Tome-se este soneto: "Este é o marinho e primitivo galo/ de penas reais em concha e tartaruga./ Com seu concerto afônico me embalo,/ turva-se o vento, o Pélago se enruga.// Silencioso clarim, mudo badalo,/ dos ruídos e ecos rápido se enxuga./ Jorra o canto sem voz de seu gargalo/ e se encrespa no oceano em onda e ruga.// Galo sem Pedro, em pedra vivo galo,/ de córneos esporões de caramujo,/ -tubas dos espadartes e cações.// O dia sem mistério, seu vassalo,/ esvai-se no seu bico imenso, em cujo/ som as brasas da crista são carvões".
O autor analisa por umas oito páginas este poema, mas não se pode dizer que tenha vencido a obscuridade extrema do texto. O que dizer, então, da vasta epopéia em milhares de versos, a "Invenção de Orfeu" inteira? Que o livro "serve à demonstração de uma impossibilidade (reviver modernamente a epopéia, senão de maneira fragmentária e internamente contraditória) e uma necessidade: a preservação do poder de revelação da poesia, espécie de substituto moderno do mito que impede uma naturalização completa da linguagem e sua total assimilação ao mundo cotidiano".
O problema que o autor enfrenta, o da obscuridade de muita poesia moderna, não é mesmo fácil de resolver. Muitos modelos teóricos ou "reescrevem" o poema falando de seus "temas" -a morte, a pedra, a noite, por exemplo- ou tomam o poema como exemplo, um entre muitos, de alguma lei mais ampla a respeito do funcionamento da linguagem ou da evolução histórica. Mas como "explicar" um texto que parece ter sido feito exatamente para desnortear qualquer explicador?

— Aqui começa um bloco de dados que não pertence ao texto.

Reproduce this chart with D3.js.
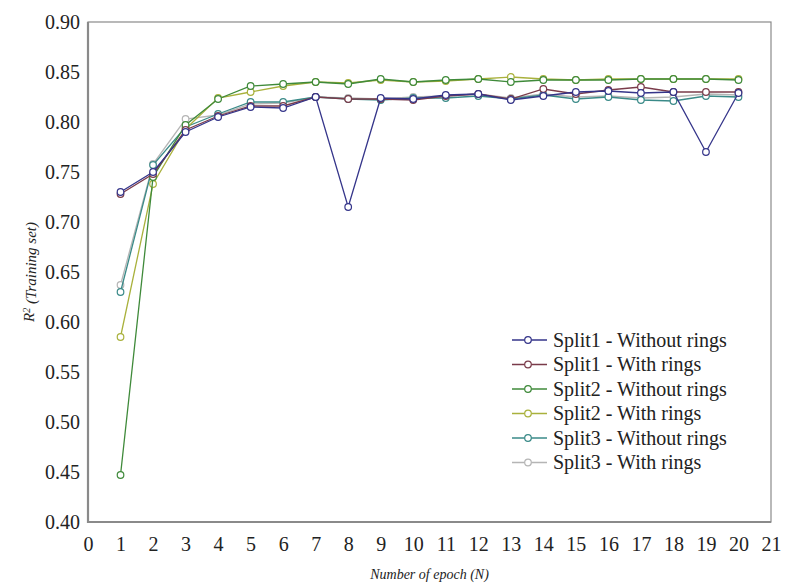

Há uma questão adicional, a de que, neste livro, o próprio autor oscila entre ser "explicador" e "coadjuvante" nos mistérios do poeta alagoano. O que não equivale a falar mal do livro. Fábio de Souza Andrade é um crítico capaz de mexer com assuntos importantes, de buscar os mais variados suportes teóricos e de escrever muito bem.
Seu livro é estimulante, mas a ele se aplica muito do que ali está dito sobre o próprio Jorge de Lima: ilustra uma necessidade e um limite ao mesmo tempo (no caso, a necessidade e a impossibilidade de entender o poema). Quem sabe ele venha a encontrar a resposta.